Israel Appoints First Female Ultra-Orthodox Judge
She’s breaking the glass ceiling — all the way from the ultra-Orthodox enclave of Bnei Brak.
Israel’s Judicial Selection Committee, overseen by Justice Minister Ayelet Shaked, has elected Chavi Toker to head the Jerusalem Magistrate Court on Thursday — making Toker Israel’s first female Haredi judge.
Toker, 41, was born in England and grew up in Bnei Brak, one of 12 children. Previously a senior deputy at the Jerusalem District Attorney’s Office, Tokar is a graduate of Bnei Brak’s Volf Bais Yaakov, who went on to study in the the Academic College of Law in Ramat Gan and received a graduate degree from Hebrew University.
She comes from an illustrious Haredi (ultra-Orthodox) family: The daughter of Refael Volf, the right-hand man of the late Rabbi Elazar Menachem Shach, leader of the Lithuanian Haredi community, and the wife of lawyer Yehezkel Tokar, son of Rabbi Nachman Tokar, who was a rosh yeshiva at the elite Hebron Yeshiva.
Toker is the mother of four and her eldest son has just joined the ultra-Orthodox unit in the IDF’s Givati Brigade — an unconventional move for a son of a Haredi family. “She is raising her children with an ‘open’ Haredi education, yet is considered as having solid principles in everything tied to Torah and halakha,” Yisrael Cohen of the Haredi news site Kikar Shabbat reported.

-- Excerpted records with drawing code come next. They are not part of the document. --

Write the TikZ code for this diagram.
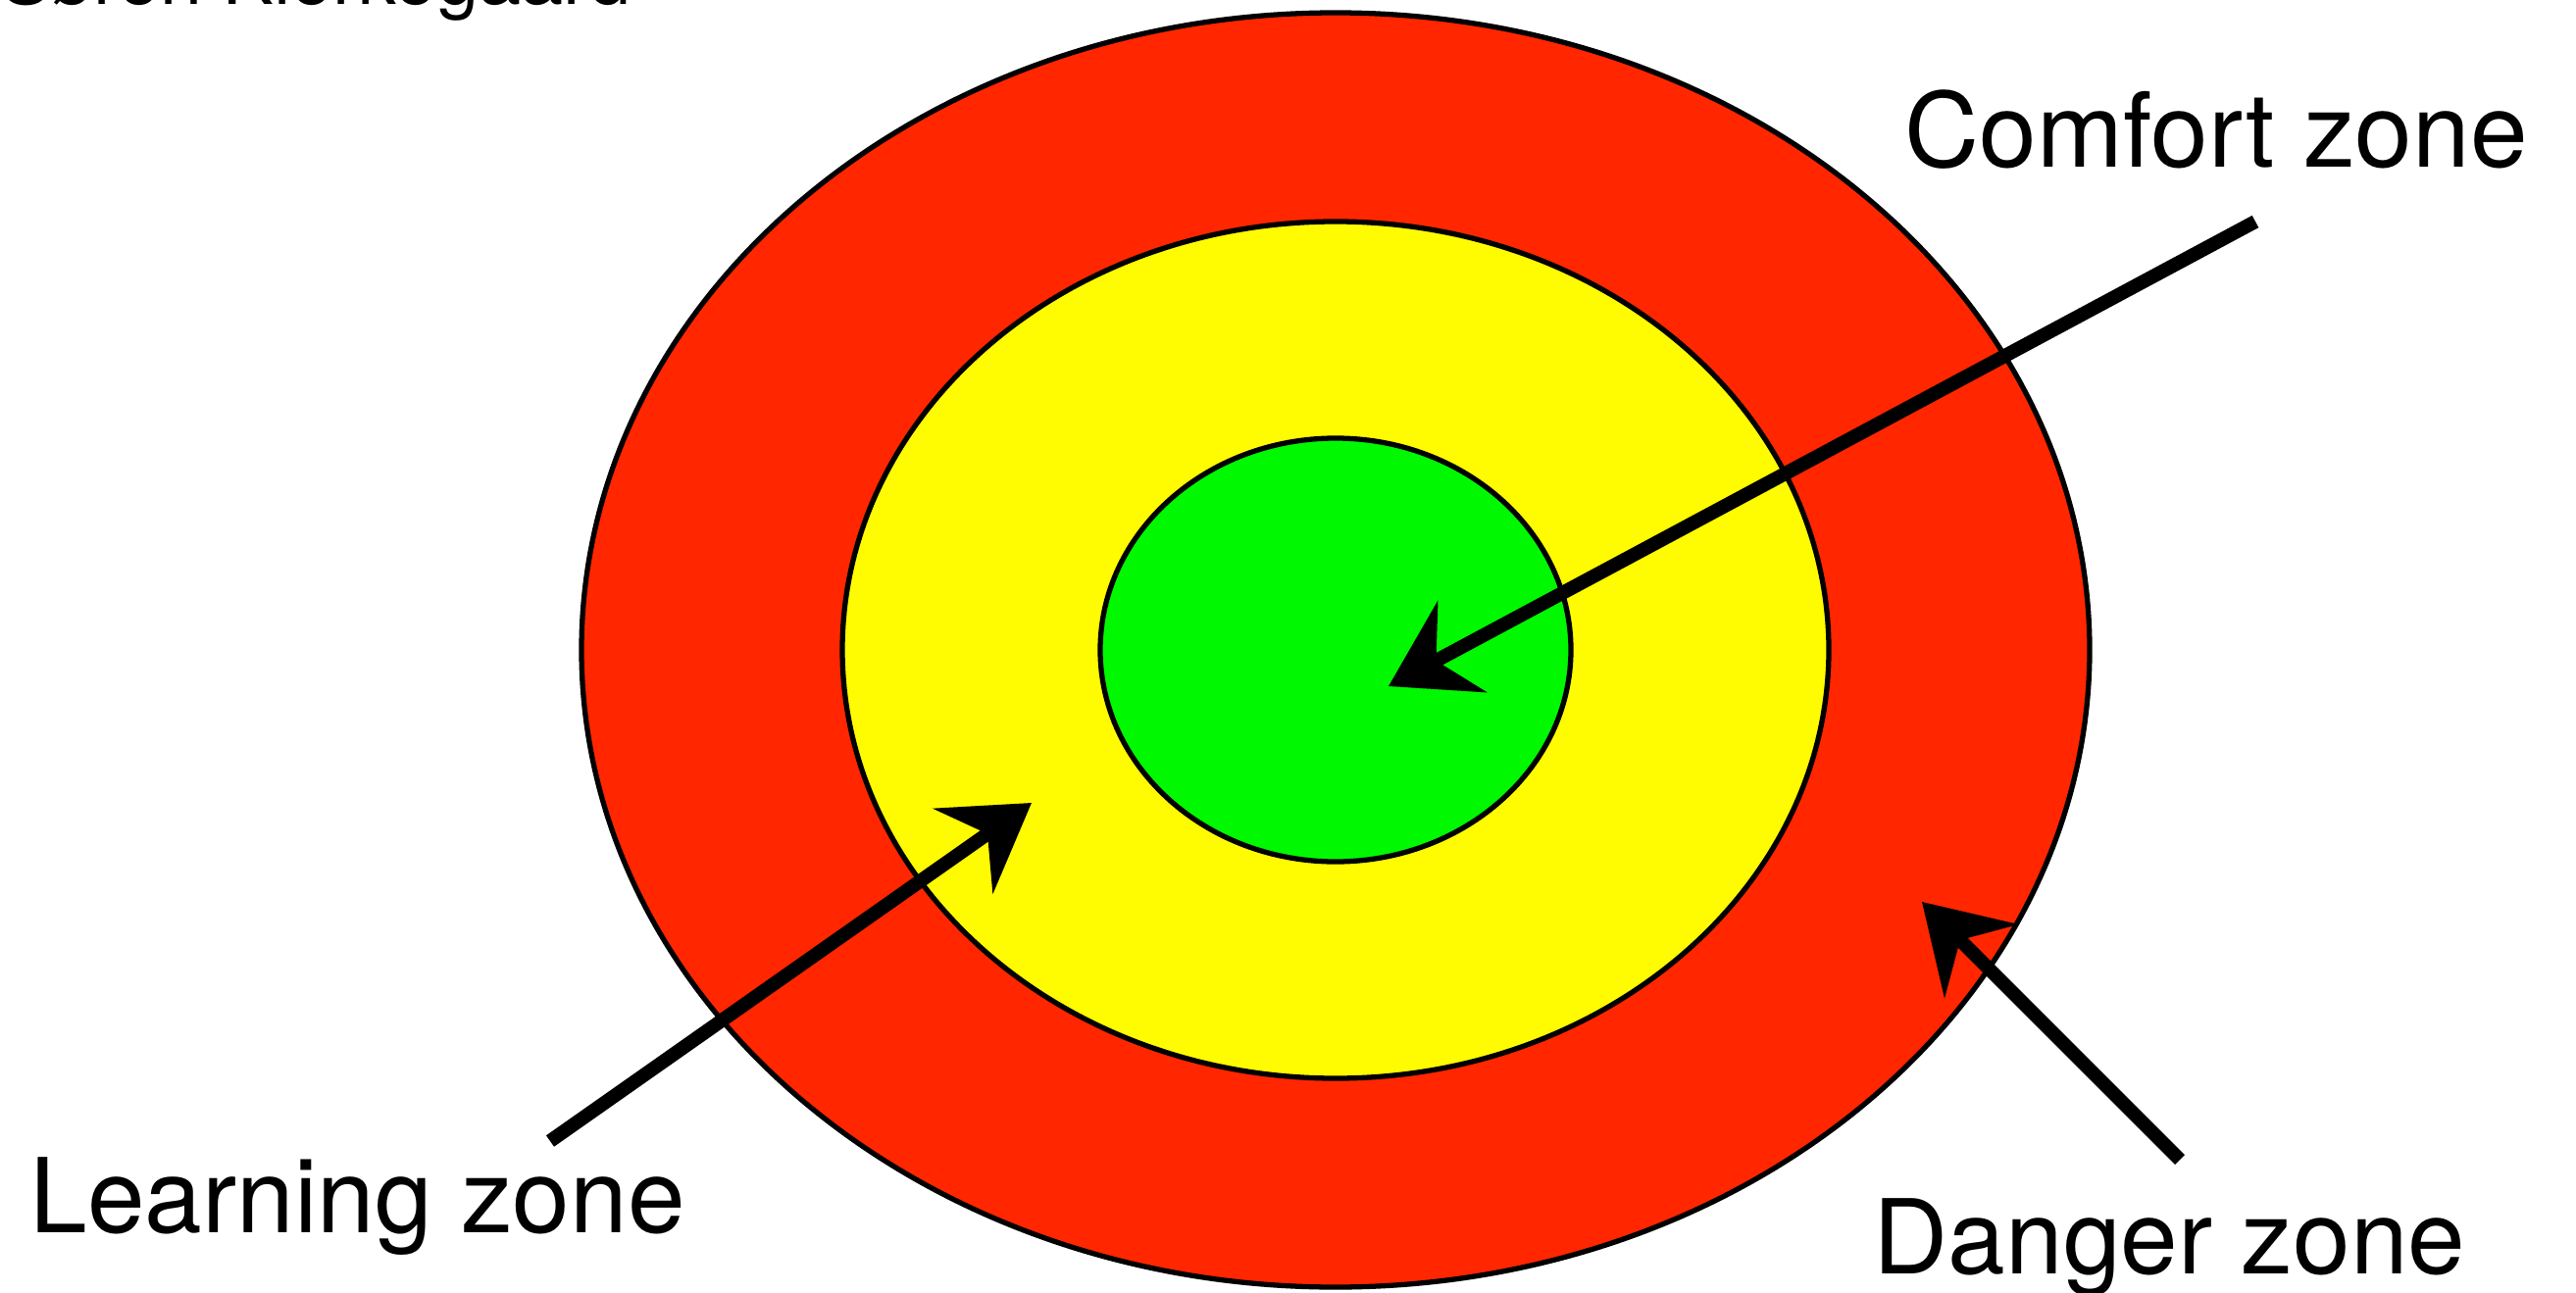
\documentclass[tikz,border=0pt]{standalone}
\usepackage{fontspec}
\setmainfont{TeX Gyre Heros}
\usetikzlibrary{shapes.geometric,arrows.meta}
\definecolor{zred}{HTML}{FF2600}
\definecolor{zyellow}{HTML}{FFFB00}
\definecolor{zgreen}{HTML}{00F900}
\tikzset{
  zone/.style={ellipse, draw=black, line width=1.5pt, inner sep=0pt, outer sep=0pt},
  zlabel/.style={anchor=base west, inner sep=0pt, font=\fontsize{30}{36}\selectfont},
  zarrow/.style={line width=0.14cm, draw=black, -{Stealth[length=0.85cm, width=1.05cm, inset=0.3cm]}}
}
\begin{document}
\begin{tikzpicture}
\useasboundingbox (0,0) rectangle (26.27,13.18);
\node[zone, fill=zred, minimum width=15.38cm, minimum height=13.0cm] (outer) at (13.62,6.55) {};
\node[zone, fill=zyellow, minimum width=10.06cm, minimum height=8.74cm] (middle) at (13.62,6.55) {};
\node[zone, fill=zgreen, minimum width=4.80cm, minimum height=4.32cm] (inner) at (13.62,6.55) {};

\node[anchor=base west, inner sep=0pt, font=\fontsize{22}{26}\selectfont] (author) at (0.0,13.13) {Søren Kierkegaard};

\node[zlabel] (comfort) at (19.42,11.47) {Comfort zone};
\node[zlabel] (learning) at (0.30,0.61) {Learning zone};
\node[zlabel] (danger) at (19.10,0.19) {Danger zone};

\coordinate (ctail) at (23.00,10.92);
\coordinate (ctip) at (14.16,6.18);
\coordinate (ltail) at (5.61,1.54);
\coordinate (ltip) at (10.52,4.99);
\coordinate (dtail) at (22.23,1.35);
\coordinate (dtip) at (19.60,3.98);

\draw[zarrow] (ctail) -- (ctip);
\draw[zarrow] (ltail) -- (ltip);
\draw[zarrow] (dtail) -- (dtip);
\end{tikzpicture}
\end{document}
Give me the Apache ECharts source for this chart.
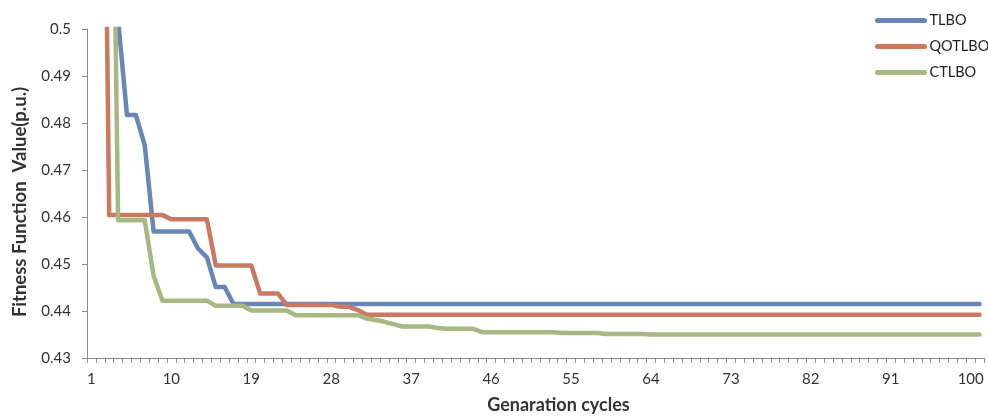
<!DOCTYPE html>
<html>
<head>
<meta charset="utf-8">
<script src="https://cdn.jsdelivr.net/npm/echarts@6/dist/echarts.min.js"></script>
<style>
html,body{margin:0;padding:0;background:#fff;}
#chart{width:988px;height:420px;}
</style>
</head>
<body>
<div id="chart"></div>
<script>
// Generation cycles 1..101
var generations = [];
for (var g = 1; g <= 101; g++) generations.push(String(g));

var seriesNames = ['TLBO', 'QOTLBO', 'CTLBO'];
var xTitle = 'Genaration cycles';
var yTitle = 'Fitness Function  Value(p.u.)';

var tlbo = [
  0.62, 0.58, 0.53, 0.502, 0.4817, 0.4817, 0.4753, 0.4569, 0.4569, 0.4569,
  0.4569, 0.4569, 0.4533, 0.4514, 0.4451, 0.4451, 0.4415, 0.4415, 0.4415, 0.4415,
  0.4415, 0.4415, 0.4415, 0.4415, 0.4415, 0.4415, 0.4415, 0.4415, 0.4415, 0.4415,
  0.4415, 0.4415, 0.4415, 0.4415, 0.4415, 0.4415, 0.4415, 0.4415, 0.4415, 0.4415,
  0.4415, 0.4415, 0.4415, 0.4415, 0.4415, 0.4415, 0.4415, 0.4415, 0.4415, 0.4415,
  0.4415, 0.4415, 0.4415, 0.4415, 0.4415, 0.4415, 0.4415, 0.4415, 0.4415, 0.4415,
  0.4415, 0.4415, 0.4415, 0.4415, 0.4415, 0.4415, 0.4415, 0.4415, 0.4415, 0.4415,
  0.4415, 0.4415, 0.4415, 0.4415, 0.4415, 0.4415, 0.4415, 0.4415, 0.4415, 0.4415,
  0.4415, 0.4415, 0.4415, 0.4415, 0.4415, 0.4415, 0.4415, 0.4415, 0.4415, 0.4415,
  0.4415, 0.4415, 0.4415, 0.4415, 0.4415, 0.4415, 0.4415, 0.4415, 0.4415, 0.4415,
  0.4415
];

var qotlbo = [
  0.65, 0.62, 0.4604, 0.4604, 0.4604, 0.4604, 0.4604, 0.4604, 0.4604, 0.4595,
  0.4595, 0.4595, 0.4595, 0.4595, 0.4497, 0.4497, 0.4497, 0.4497, 0.4497, 0.4437,
  0.4437, 0.4437, 0.4413, 0.4413, 0.4413, 0.4413, 0.4413, 0.4413, 0.4409, 0.4409,
  0.4402, 0.4392, 0.4392, 0.4392, 0.4392, 0.4392, 0.4392, 0.4392, 0.4392, 0.4392,
  0.4392, 0.4392, 0.4392, 0.4392, 0.4392, 0.4392, 0.4392, 0.4392, 0.4392, 0.4392,
  0.4392, 0.4392, 0.4392, 0.4392, 0.4392, 0.4392, 0.4392, 0.4392, 0.4392, 0.4392,
  0.4392, 0.4392, 0.4392, 0.4392, 0.4392, 0.4392, 0.4392, 0.4392, 0.4392, 0.4392,
  0.4392, 0.4392, 0.4392, 0.4392, 0.4392, 0.4392, 0.4392, 0.4392, 0.4392, 0.4392,
  0.4392, 0.4392, 0.4392, 0.4392, 0.4392, 0.4392, 0.4392, 0.4392, 0.4392, 0.4392,
  0.4392, 0.4392, 0.4392, 0.4392, 0.4392, 0.4392, 0.4392, 0.4392, 0.4392, 0.4392,
  0.4392
];

var ctlbo = [
  0.70, 0.65, 0.60, 0.4593, 0.4593, 0.4593, 0.4593, 0.4475, 0.4422, 0.4422,
  0.4422, 0.4422, 0.4422, 0.4422, 0.4411, 0.4411, 0.4411, 0.4411, 0.4401, 0.4401,
  0.4401, 0.4401, 0.4401, 0.4391, 0.4391, 0.4391, 0.4391, 0.4391, 0.4391, 0.4391,
  0.4391, 0.4384, 0.4381, 0.4377, 0.4372, 0.4367, 0.4367, 0.4367, 0.4367, 0.4364,
  0.4362, 0.4362, 0.4362, 0.4362, 0.4355, 0.4355, 0.4355, 0.4355, 0.4355, 0.4355,
  0.4355, 0.4355, 0.4355, 0.4353, 0.4353, 0.4353, 0.4353, 0.4353, 0.4351, 0.4351,
  0.4351, 0.4351, 0.4351, 0.4350, 0.4350, 0.4350, 0.4350, 0.4350, 0.4350, 0.4350,
  0.4350, 0.4350, 0.4350, 0.4350, 0.4350, 0.4350, 0.4350, 0.4350, 0.4350, 0.4350,
  0.4350, 0.4350, 0.4350, 0.4350, 0.4350, 0.4350, 0.4350, 0.4350, 0.4350, 0.4350,
  0.4350, 0.4350, 0.4350, 0.4350, 0.4350, 0.4350, 0.4350, 0.4350, 0.4350, 0.4350,
  0.4350
];

var colors = ['#6886B8', '#C97A60', '#A7B882'];
var FONT = 'Lato, "Open Sans", sans-serif';

var chart = echarts.init(document.getElementById('chart'), null, {renderer: 'canvas'});

function mkSeries(name, data, idx) {
  return {
    name: name,
    type: 'line',
    data: data,
    symbol: 'none',
    smooth: false,
    clip: true,
    lineStyle: {width: 4.5, color: colors[idx], cap: 'round', join: 'round'},
    itemStyle: {color: colors[idx]},
    emphasis: {disabled: true}
  };
}

chart.setOption({
  animation: false,
  backgroundColor: '#ffffff',
  textStyle: {fontFamily: FONT},
  grid: {left: 87, right: 4, top: 29, bottom: 62, containLabel: false},
  legend: {
    orient: 'vertical',
    left: 875,
    top: 13,
    padding: 0,
    itemWidth: 47,
    itemHeight: 14,
    itemGap: 11,
    itemStyle: {opacity: 0},
    lineStyle: {width: 5, cap: 'round'},
    textStyle: {fontFamily: FONT, fontSize: 14.5, color: '#222'},
    data: seriesNames
  },
  graphic: [{
    type: 'text',
    x: 20,
    y: 202,
    rotation: Math.PI / 2,
    silent: true,
    style: {
      text: yTitle,
      fontFamily: FONT,
      fontSize: 18.5,
      fontWeight: 'bold',
      fill: '#333',
      align: 'center',
      verticalAlign: 'middle'
    }
  }],
  xAxis: {
    type: 'category',
    data: generations,
    boundaryGap: true,
    name: xTitle,
    nameLocation: 'middle',
    nameGap: 38,
    nameTextStyle: {fontFamily: FONT, fontSize: 18, fontWeight: 'bold', color: '#333', padding: [0, 0, 0, 46]},
    axisLine: {lineStyle: {color: '#8c8c8c', width: 1}},
    axisTick: {show: true, interval: 0, length: 5, lineStyle: {color: '#8c8c8c'}},
    axisLabel: {interval: 8, margin: 14, fontFamily: FONT, fontSize: 15, color: '#333'},
    splitLine: {show: false}
  },
  yAxis: {
    type: 'value',
    min: 0.43,
    max: 0.5,
    interval: 0.01,
    axisLine: {show: true, lineStyle: {color: '#8c8c8c', width: 1}},
    axisTick: {show: true, length: 5, lineStyle: {color: '#8c8c8c'}},
    axisLabel: {margin: 16, fontFamily: FONT, fontSize: 15, color: '#333',
      formatter: function (v) { return String(parseFloat(v.toFixed(2))); }},
    splitLine: {show: false}
  },
  series: [
    mkSeries(seriesNames[0], tlbo, 0),
    mkSeries(seriesNames[1], qotlbo, 1),
    mkSeries(seriesNames[2], ctlbo, 2)
  ]
});
</script>
</body>
</html>
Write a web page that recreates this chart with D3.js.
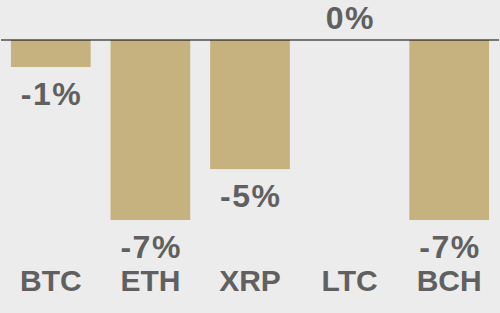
<!DOCTYPE html>
<html>
<head>
<meta charset="utf-8">
<script src="https://cdn.jsdelivr.net/npm/d3@7"></script>
<style>
  html, body { margin: 0; padding: 0; background: #ececec; }
  svg { display: block; }
</style>
</head>
<body>
<svg id="chart" width="500" height="313"></svg>
<script>
const categories = ["BTC", "ETH", "XRP", "LTC", "BCH"];
const values = [-1.05, -7.0, -5.02, 0, -7.0];

const W = 500, H = 313;
const svg = d3.select("#chart");
svg.append("rect").attr("width", W).attr("height", H).attr("fill", "#ececec");

const x = d3.scaleBand().domain(categories).range([1, 499]).paddingInner(0.2).paddingOuter(0.1);
const y = d3.scaleLinear().domain([0, -7]).range([40, 220]);

const data = categories.map((c, i) => ({ c, v: values[i] }));

svg.selectAll("rect.bar").data(data).enter().append("rect")
  .attr("class", "bar")
  .attr("x", d => x(d.c))
  .attr("width", x.bandwidth())
  .attr("y", d => Math.min(y(0), y(d.v)))
  .attr("height", d => Math.abs(y(d.v) - y(0)))
  .attr("fill", "#c6b27f");

svg.append("line")
  .attr("x1", 1).attr("x2", 499)
  .attr("y1", y(0)).attr("y2", y(0))
  .attr("stroke", "#000").attr("stroke-width", 1.2);

const font = "'Liberation Sans', Arial, sans-serif";

svg.selectAll("text.val").data(data).enter().append("text")
  .attr("class", "val")
  .attr("x", d => x(d.c) + x.bandwidth() / 2 + 0.75)
  .attr("y", d => d.v === 0 ? y(0) - 11 : y(d.v) + 38)
  .attr("text-anchor", "middle")
  .attr("font-family", font)
  .attr("font-weight", "bold")
  .attr("font-size", 32)
  .attr("letter-spacing", 1.5)
  .attr("fill", "#606060")
  .text(d => Math.round(d.v) + "%");

svg.selectAll("text.cat").data(data).enter().append("text")
  .attr("class", "cat")
  .attr("x", d => x(d.c) + x.bandwidth() / 2)
  .attr("y", 291)
  .attr("text-anchor", "middle")
  .attr("font-family", font)
  .attr("font-weight", "bold")
  .attr("font-size", 30)
  .attr("fill", "#606060")
  .text(d => d.c);
</script>
</body>
</html>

Of course, an appointment of a Haredi woman to a secular court will not go uncriticized. Shlomo Benizri — member of the Shas party and former Knesset member, who has previously blamed earthquakes in Israel on Israel’s tolerance of homosexuality and has served time in prison on corruption charges — blasted the decision to appoint Toker, questioning her Orthodoxy. “This is brazenness and chutzpah, to call oneself Haredi on one hand and with the other hand raise a hand against the Torah of Moses,” he told Kikar Shabbat. “They want to give legitimacy to the secular legal system.”
But it seems Toker’s pedigree is saving her. Orthodox media lauded the appointment, emphasizing Tokar’s illustrious lineage, community standing and Haredi education — and the men she is related to. “First Time, A Bais Yaakov Graduate Appointed To Judge,” read the headline on B’Hadrei Haredim, the Israeli ultra-Orthodox news site. Reports in religious media debate about just how observant Toker is — “Acquaintances say that she is certainly a ‘modern Haredi’, yet she is still more Haredi than modern,” Cohen reported. “‘She doesn’t even have Whatsapp,’” one acquaintance said.
According to Kikar Shabbat, there is hope among Haredim that Toker will “represent the Orthodox spirit with genius, and bring honor to the Haredi community”.
The appointment was a long time coming, after Shaked promised that she would appoint a Haredi judge. “I see a unique challenge in the appointment of a Haredi female judge, and I intend to do this in the next committee,” Shaked said at a recent conference organized by Kikar Shabbat in January.
What’s next for Shaked? “We still don’t have a Haredi Supreme Court Justice,” she told Dekel Segal in an interview on Galatz radio. “But this is definitely the next task at hand.”